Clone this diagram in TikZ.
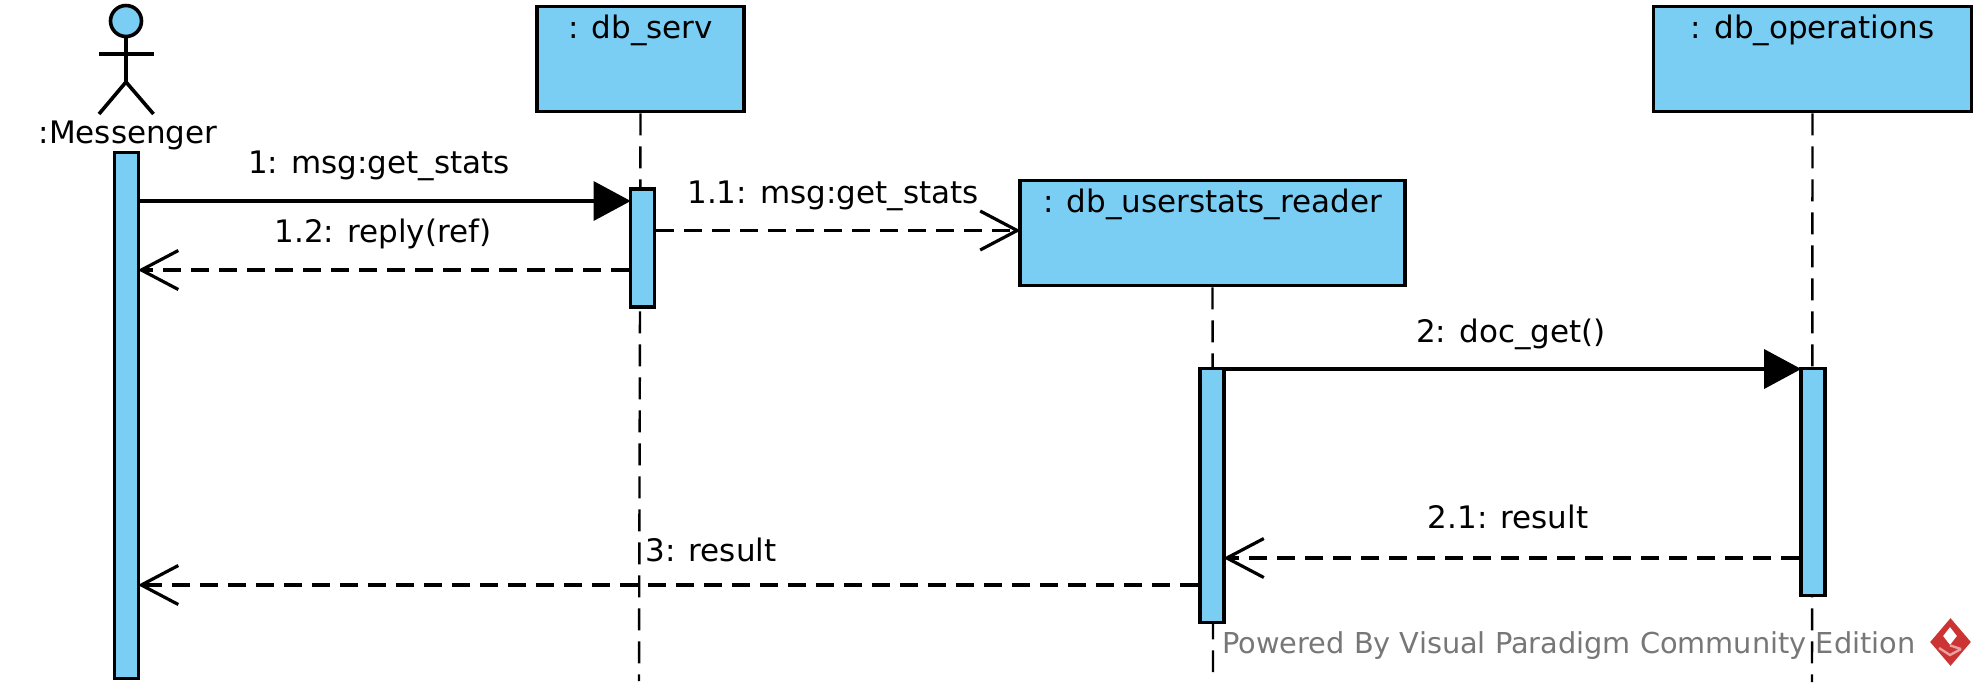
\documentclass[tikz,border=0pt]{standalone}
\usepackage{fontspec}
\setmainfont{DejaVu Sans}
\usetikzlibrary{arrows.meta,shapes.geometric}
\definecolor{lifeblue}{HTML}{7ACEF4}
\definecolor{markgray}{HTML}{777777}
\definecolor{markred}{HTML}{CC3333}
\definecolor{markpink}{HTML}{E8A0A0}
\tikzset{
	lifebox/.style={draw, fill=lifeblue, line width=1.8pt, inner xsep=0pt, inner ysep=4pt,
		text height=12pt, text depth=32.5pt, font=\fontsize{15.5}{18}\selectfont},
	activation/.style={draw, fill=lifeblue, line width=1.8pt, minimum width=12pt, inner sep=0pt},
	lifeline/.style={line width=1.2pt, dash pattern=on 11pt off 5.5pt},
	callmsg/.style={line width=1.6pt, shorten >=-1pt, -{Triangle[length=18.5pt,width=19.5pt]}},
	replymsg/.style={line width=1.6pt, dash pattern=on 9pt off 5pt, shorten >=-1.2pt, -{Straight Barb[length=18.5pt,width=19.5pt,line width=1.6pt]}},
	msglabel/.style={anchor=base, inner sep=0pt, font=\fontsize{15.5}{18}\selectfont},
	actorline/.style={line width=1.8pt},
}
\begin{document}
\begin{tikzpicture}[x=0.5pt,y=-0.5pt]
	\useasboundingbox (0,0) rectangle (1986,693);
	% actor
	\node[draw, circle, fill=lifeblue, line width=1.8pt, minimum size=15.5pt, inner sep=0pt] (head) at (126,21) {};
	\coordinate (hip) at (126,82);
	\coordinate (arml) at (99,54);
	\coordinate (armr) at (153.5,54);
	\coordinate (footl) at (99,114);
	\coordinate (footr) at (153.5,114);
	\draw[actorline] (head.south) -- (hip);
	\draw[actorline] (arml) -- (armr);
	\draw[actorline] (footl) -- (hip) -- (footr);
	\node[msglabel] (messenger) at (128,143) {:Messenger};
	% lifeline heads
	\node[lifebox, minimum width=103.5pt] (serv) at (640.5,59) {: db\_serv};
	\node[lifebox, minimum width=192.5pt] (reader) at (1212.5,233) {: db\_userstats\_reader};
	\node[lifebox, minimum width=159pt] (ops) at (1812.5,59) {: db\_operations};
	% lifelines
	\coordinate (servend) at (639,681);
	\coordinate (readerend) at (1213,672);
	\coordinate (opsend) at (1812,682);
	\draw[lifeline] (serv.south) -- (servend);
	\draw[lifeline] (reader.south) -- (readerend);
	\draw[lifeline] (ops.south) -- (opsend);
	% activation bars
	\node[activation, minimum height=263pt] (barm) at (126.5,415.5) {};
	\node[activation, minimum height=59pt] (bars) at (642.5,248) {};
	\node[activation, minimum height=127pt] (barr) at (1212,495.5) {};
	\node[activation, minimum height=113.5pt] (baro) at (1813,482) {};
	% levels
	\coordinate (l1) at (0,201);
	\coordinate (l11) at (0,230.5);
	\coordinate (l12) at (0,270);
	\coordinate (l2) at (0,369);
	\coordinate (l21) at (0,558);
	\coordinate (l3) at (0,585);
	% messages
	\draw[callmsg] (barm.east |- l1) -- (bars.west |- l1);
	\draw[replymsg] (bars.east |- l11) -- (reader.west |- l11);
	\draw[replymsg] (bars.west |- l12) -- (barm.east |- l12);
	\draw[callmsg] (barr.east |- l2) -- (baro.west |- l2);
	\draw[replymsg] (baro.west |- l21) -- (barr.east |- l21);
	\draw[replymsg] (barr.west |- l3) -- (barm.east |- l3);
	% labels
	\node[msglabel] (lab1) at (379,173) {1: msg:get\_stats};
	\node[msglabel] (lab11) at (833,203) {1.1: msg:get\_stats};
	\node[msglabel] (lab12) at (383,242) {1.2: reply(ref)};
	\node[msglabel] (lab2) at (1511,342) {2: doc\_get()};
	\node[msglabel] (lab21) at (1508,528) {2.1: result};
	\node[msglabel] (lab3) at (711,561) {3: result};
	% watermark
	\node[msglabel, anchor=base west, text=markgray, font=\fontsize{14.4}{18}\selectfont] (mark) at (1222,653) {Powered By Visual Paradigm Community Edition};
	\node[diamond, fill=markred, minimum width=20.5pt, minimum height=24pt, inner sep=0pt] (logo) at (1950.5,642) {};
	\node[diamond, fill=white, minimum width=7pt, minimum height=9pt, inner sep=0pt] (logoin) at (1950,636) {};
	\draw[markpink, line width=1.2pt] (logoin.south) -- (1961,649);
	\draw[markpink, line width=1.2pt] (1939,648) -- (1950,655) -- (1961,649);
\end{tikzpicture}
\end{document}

__What you are asked to do__: Go through the material above and print all of it exactly, except the pictures.

__Output of the exercise__:
Clone this diagram in TikZ.
\documentclass[tikz,border=0pt]{standalone}
\usepackage{fontspec}
\setmainfont{DejaVu Sans}
\usetikzlibrary{arrows.meta,shapes.geometric}
\definecolor{lifeblue}{HTML}{7ACEF4}
\definecolor{markgray}{HTML}{777777}
\definecolor{markred}{HTML}{CC3333}
\definecolor{markpink}{HTML}{E8A0A0}
\tikzset{
	lifebox/.style={draw, fill=lifeblue, line width=1.8pt, inner xsep=0pt, inner ysep=4pt,
		text height=12pt, text depth=32.5pt, font=\fontsize{15.5}{18}\selectfont},
	activation/.style={draw, fill=lifeblue, line width=1.8pt, minimum width=12pt, inner sep=0pt},
	lifeline/.style={line width=1.2pt, dash pattern=on 11pt off 5.5pt},
	callmsg/.style={line width=1.6pt, shorten >=-1pt, -{Triangle[length=18.5pt,width=19.5pt]}},
	replymsg/.style={line width=1.6pt, dash pattern=on 9pt off 5pt, shorten >=-1.2pt, -{Straight Barb[length=18.5pt,width=19.5pt,line width=1.6pt]}},
	msglabel/.style={anchor=base, inner sep=0pt, font=\fontsize{15.5}{18}\selectfont},
	actorline/.style={line width=1.8pt},
}
\begin{document}
\begin{tikzpicture}[x=0.5pt,y=-0.5pt]
	\useasboundingbox (0,0) rectangle (1986,693);
	% actor
	\node[draw, circle, fill=lifeblue, line width=1.8pt, minimum size=15.5pt, inner sep=0pt] (head) at (126,21) {};
	\coordinate (hip) at (126,82);
	\coordinate (arml) at (99,54);
	\coordinate (armr) at (153.5,54);
	\coordinate (footl) at (99,114);
	\coordinate (footr) at (153.5,114);
	\draw[actorline] (head.south) -- (hip);
	\draw[actorline] (arml) -- (armr);
	\draw[actorline] (footl) -- (hip) -- (footr);
	\node[msglabel] (messenger) at (128,143) {:Messenger};
	% lifeline heads
	\node[lifebox, minimum width=103.5pt] (serv) at (640.5,59) {: db\_serv};
	\node[lifebox, minimum width=192.5pt] (reader) at (1212.5,233) {: db\_userstats\_reader};
	\node[lifebox, minimum width=159pt] (ops) at (1812.5,59) {: db\_operations};
	% lifelines
	\coordinate (servend) at (639,681);
	\coordinate (readerend) at (1213,672);
	\coordinate (opsend) at (1812,682);
	\draw[lifeline] (serv.south) -- (servend);
	\draw[lifeline] (reader.south) -- (readerend);
	\draw[lifeline] (ops.south) -- (opsend);
	% activation bars
	\node[activation, minimum height=263pt] (barm) at (126.5,415.5) {};
	\node[activation, minimum height=59pt] (bars) at (642.5,248) {};
	\node[activation, minimum height=127pt] (barr) at (1212,495.5) {};
	\node[activation, minimum height=113.5pt] (baro) at (1813,482) {};
	% levels
	\coordinate (l1) at (0,201);
	\coordinate (l11) at (0,230.5);
	\coordinate (l12) at (0,270);
	\coordinate (l2) at (0,369);
	\coordinate (l21) at (0,558);
	\coordinate (l3) at (0,585);
	% messages
	\draw[callmsg] (barm.east |- l1) -- (bars.west |- l1);
	\draw[replymsg] (bars.east |- l11) -- (reader.west |- l11);
	\draw[replymsg] (bars.west |- l12) -- (barm.east |- l12);
	\draw[callmsg] (barr.east |- l2) -- (baro.west |- l2);
	\draw[replymsg] (baro.west |- l21) -- (barr.east |- l21);
	\draw[replymsg] (barr.west |- l3) -- (barm.east |- l3);
	% labels
	\node[msglabel] (lab1) at (379,173) {1: msg:get\_stats};
	\node[msglabel] (lab11) at (833,203) {1.1: msg:get\_stats};
	\node[msglabel] (lab12) at (383,242) {1.2: reply(ref)};
	\node[msglabel] (lab2) at (1511,342) {2: doc\_get()};
	\node[msglabel] (lab21) at (1508,528) {2.1: result};
	\node[msglabel] (lab3) at (711,561) {3: result};
	% watermark
	\node[msglabel, anchor=base west, text=markgray, font=\fontsize{14.4}{18}\selectfont] (mark) at (1222,653) {Powered By Visual Paradigm Community Edition};
	\node[diamond, fill=markred, minimum width=20.5pt, minimum height=24pt, inner sep=0pt] (logo) at (1950.5,642) {};
	\node[diamond, fill=white, minimum width=7pt, minimum height=9pt, inner sep=0pt] (logoin) at (1950,636) {};
	\draw[markpink, line width=1.2pt] (logoin.south) -- (1961,649);
	\draw[markpink, line width=1.2pt] (1939,648) -- (1950,655) -- (1961,649);
\end{tikzpicture}
\end{document}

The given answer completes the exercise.